Swords Into Plowshares: A Brief Reflection

I began reading Daniel Berrigan’s commentary on Isaiah this past week. My hope is that I will find spiritual sustenance for the long hall in the fight for true freedom and democracy. Hopefully Fr Berrigan will also give me inspiration as I find ways to be a counter-cultural witness in the midst of the mess that is this country and government.
It is personal for me. This corrupt regime has attacked the state I was born in (California), the country that was my late Mom’s home and native land (Canada), and now the state (Minnesota) where my parents raised me! Minnesota was where my Mom became a US citizen by giving up her own lifelong Canadian citizenship, and where I went to seminary and served as a pastor for three years before going into full-time ministry with the Air Force. It was in Minneapolis, during my second year of seminary, where I first raised my right hand and swore to support and defend the Constitution of the United States against all enemies, foreign and domestic as a Chaplain Candidate, Second Lieutenant.

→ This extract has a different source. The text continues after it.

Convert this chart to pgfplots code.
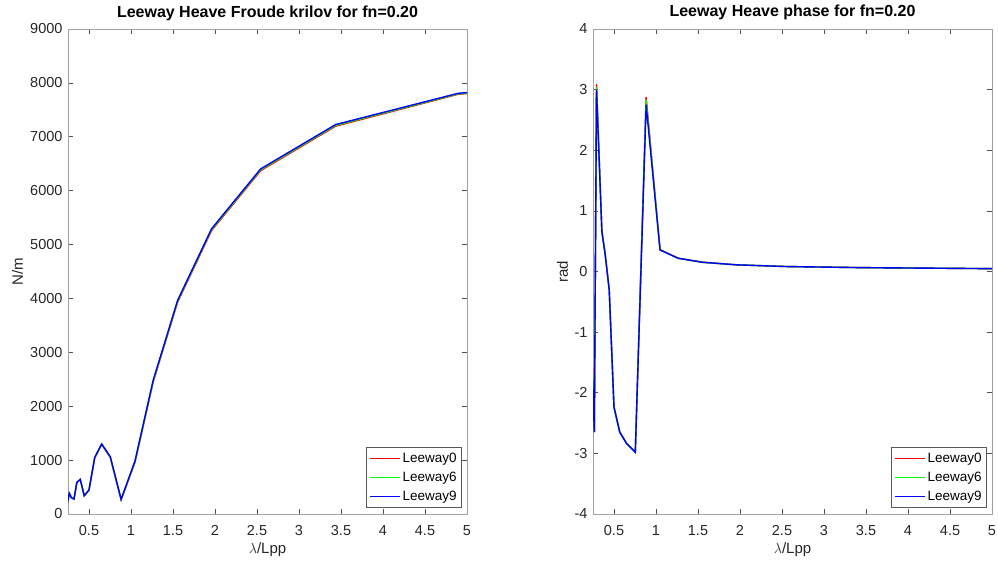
\documentclass[border=0pt]{standalone}
\usepackage{fontspec}
\setmainfont{Liberation Sans}
\usepackage{pgfplots}
\usepackage{pgfplotstable}
\pgfplotsset{compat=1.18}

\definecolor{axgray}{RGB}{160,160,160}
\definecolor{tickgray}{RGB}{80,80,80}
\definecolor{txt}{RGB}{38,38,38}
\definecolor{lw0}{RGB}{255,0,0}
\definecolor{lw6}{RGB}{0,255,0}
\definecolor{lw9}{RGB}{0,0,255}

% Froude-Krylov heave force amplitude [N/m] vs lambda/Lpp
\pgfplotstableread{
x       L0     L6     L9
0.2434  210    210    210
0.2658  382    382    382
0.2916  300    300    300
0.3212  278    278    278
0.3556  587    587    587
0.3958  642    642    642
0.4433  340    340    340
0.4998  440    443    445
0.5680  1040   1045   1050
0.6510  1290   1295   1300
0.7535  1050   1056   1062
0.8825  265    268    272
1.0480  960    975    988
1.2640  2450   2467   2483
1.5550  3932   3948   3965
1.9590  5260   5277   5293
2.5440  6372   6389   6405
3.4360  7197   7212   7227
4.8950  7790   7798   7807
7.5000  8105   8112   8120
}\fkamp

% Heave phase [rad] vs lambda/Lpp
\pgfplotstableread{
x       L0      L6      L9
0.2434  -1.544  -1.657  -1.785
0.2658  -2.65   -2.65   -2.65
0.2916  3.09    3.04    3.00
0.3212  1.95    1.94    1.92
0.3556  0.67    0.66    0.66
0.3958  0.28    0.27    0.27
0.4433  -0.30   -0.31   -0.31
0.4998  -2.23   -2.24   -2.24
0.5680  -2.64   -2.65   -2.65
0.6510  -2.84   -2.84   -2.84
0.7535  -2.98   -2.98   -2.98
0.8825  2.88    2.83    2.75
1.0480  0.36    0.355   0.355
1.2640  0.22    0.218   0.218
1.5550  0.153   0.152   0.152
1.9590  0.11    0.11    0.11
2.5440  0.082   0.082   0.082
3.4360  0.064   0.064   0.064
4.8950  0.048   0.048   0.048
7.5000  0.035   0.035   0.035
}\fkphase

\pgfplotsset{
  mstyle/.style={
    scale only axis, width=399pt, height=485pt,
    xmin=0.25, xmax=5,
    xtick={0.5,1,1.5,2,2.5,3,3.5,4,4.5,5},
    xticklabels={0.5,1,1.5,2,2.5,3,3.5,4,4.5,5},
    scaled ticks=false,
    tick align=inside, major tick length=5pt,
    axis line style={axgray, line width=0.9pt},
    every tick/.style={tickgray, line width=0.6pt},
    tick label style={font=\fontsize{14.5}{16}\selectfont, text=txt},
    xticklabel style={anchor=base, yshift=-21pt},
    yticklabel style={anchor=east, xshift=-2pt},
    label style={font=\fontsize{15}{17}\selectfont, text=txt},
    title style={font=\bfseries\fontsize{16}{18}\selectfont, text=black,
      at={(axis description cs:0.5,1)}, anchor=base, yshift=6pt},
    xlabel={$\lambda$/Lpp},
    xlabel style={at={(axis description cs:0.5,0)}, anchor=base, yshift=-39pt},
    legend style={at={(axis description cs:1,0)}, anchor=south east,
      xshift=-5pt, yshift=6pt, draw=black!65, line width=0.6pt, fill=white,
      font=\fontsize{13.5}{15}\selectfont, text=black,
      inner xsep=3pt, inner ysep=4pt, row sep=4pt},
    legend cell align=left,
    legend image code/.code={\draw[#1, line width=1.3pt] (0pt,0pt) -- (30pt,0pt);},
    every axis plot/.append style={line width=1.4pt},
  }
}

\begin{document}
\begin{tikzpicture}
\path[use as bounding box] (0,0) rectangle (998pt,563pt);

\begin{axis}[mstyle,
  at={(68pt,49pt)}, anchor=south west,
  ymin=0, ymax=9000,
  ytick={0,1000,2000,3000,4000,5000,6000,7000,8000,9000},
  yticklabels={0,1000,2000,3000,4000,5000,6000,7000,8000,9000},
  title={Leeway Heave Froude krilov for fn=0.20},
  ylabel={N/m},
  ylabel style={at={(axis description cs:-0.1128,0.5)}, anchor=base},
]
\addplot[draw=lw0] table[x=x, y=L0] {\fkamp};
\addplot[draw=lw6] table[x=x, y=L6] {\fkamp};
\addplot[draw=lw9] table[x=x, y=L9] {\fkamp};
\legend{Leeway0, Leeway6, Leeway9}
\end{axis}

\begin{axis}[mstyle,
  at={(593pt,49pt)}, anchor=south west,
  ymin=-4, ymax=4,
  ytick={-4,-3,-2,-1,0,1,2,3,4},
  yticklabels={-4,-3,-2,-1,0,1,2,3,4},
  title={Leeway Heave phase for fn=0.20},
  ylabel={rad},
  ylabel style={at={(axis description cs:-0.0627,0.5)}, anchor=base},
]
\addplot[draw=lw0] table[x=x, y=L0] {\fkphase};
\addplot[draw=lw6] table[x=x, y=L6] {\fkphase};
\addplot[draw=lw9] table[x=x, y=L9] {\fkphase};
\legend{Leeway0, Leeway6, Leeway9}
\end{axis}
\end{tikzpicture}
\end{document}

The illegal, immoral, unethical, and frankly un-constitutional actions of ICE, CBP, and DHS along with the other abominable actions by the so-called Department of “War” have been absolutely devastating. When you protest this administration in Mobile, Alabama as we have, you quickly realize that you are in a distinct minority. Either through the silence of complicity or the loud voice of support for this administration, it can really feel like you are all alone. With all of that in mind, I hope and pray that you, dear reader, will find inspiration for the living of these days and making a difference in ways large and small.
Over against those who would separate the pastoral from the prophetic, I offer here an exercise in pastoral prophecy. Isaiah and his school would have us read aright the signs of the times and, in the light thus gained, would urge us to render judgment on the times. The prophetic-pastoral concern permeates the book of Isaiah with moral clear-sightedness and courage under the threat of disaster…. (Isaiah: Spirit of Courage, Gift of Tears, p. 1)
From Isaiah’s time to ours and in every year in between, there has been war—a continuum of war with the swagger and braggadocio of the powers of death, declaring themselves the molders of human fate, the giver of all good. In their wake is a procession of of slaves and loot—and the dead…. (p. 2)
Isaiah lived in a time of whetted swords and rusted plowshares, of immense violence and social conflict and neglect of the poor. Then the oracle came to him—swords into plowshares! What does Isaiah have to say to us? (p. 4)
Isaiah and Daniel Berrigan have a lot to offer us if we will take the time to truly listen and learn. In the words of Thomas Merton who was a mentor to Fr Berrigan, Violence is not completely fatal until it ceases to disturb us. (Thoughts in Solitude, p. 114) May we always be disturbed by violence and may we never lose our voice!